I have generated a gvcf file using the --emitRefConfidence BP_RESOLUTION option. In the output, some of the bases appear phased, but I don't really understand some of the results. For example, for some positions the phasing seems to refer to the same base. Here is an example:
scaffold11251 3338 . A G, 1549.77 . DP=39;MLEAC=2,0;MLEAF=1.00,0.00;MQ=42.18 GT:AD:DP:GQ:PGT:PID:PL:SB 1/1:0,39,0:39:99:0|1:3338_A_G:1578,117,0,1578,117,1578:0,0,16,23
Also, in this case, the genotype is 1/1 so I don't understand why this position appears to be phased.
I have also looked at the bam output format.

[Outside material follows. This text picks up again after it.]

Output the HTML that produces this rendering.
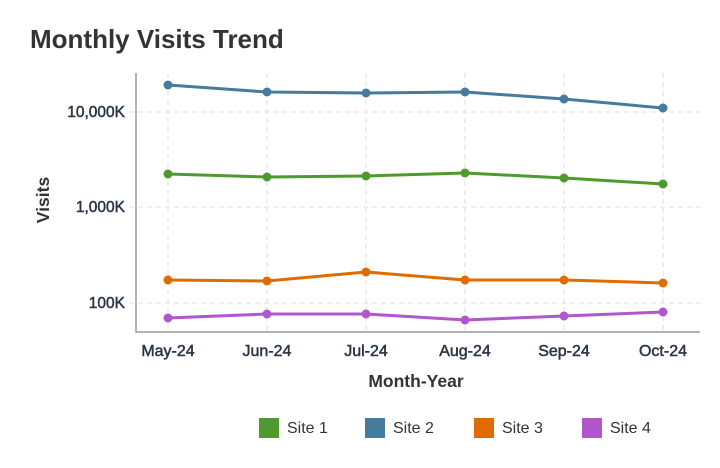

I have tried setting options so that I only get a maximum of 2 haplotypes (I read this post http://gatkforums.broadinstitute.org/discussion/4527/can-i-retrieve-the-haplotypes-assembled-from-haplotypecaller) using this option:
but for most active regions I still get more than 2 haplotypes (most often 3 or 4, but sometimes 5).
I've read through the HaplotypeCaller documentation + the description of the gvcf format but I still don't fully understand how to interpret the results or successfully generate the output I need, i.e. contiguous sequences of separate phased alleles.
I would be very grateful of any advice!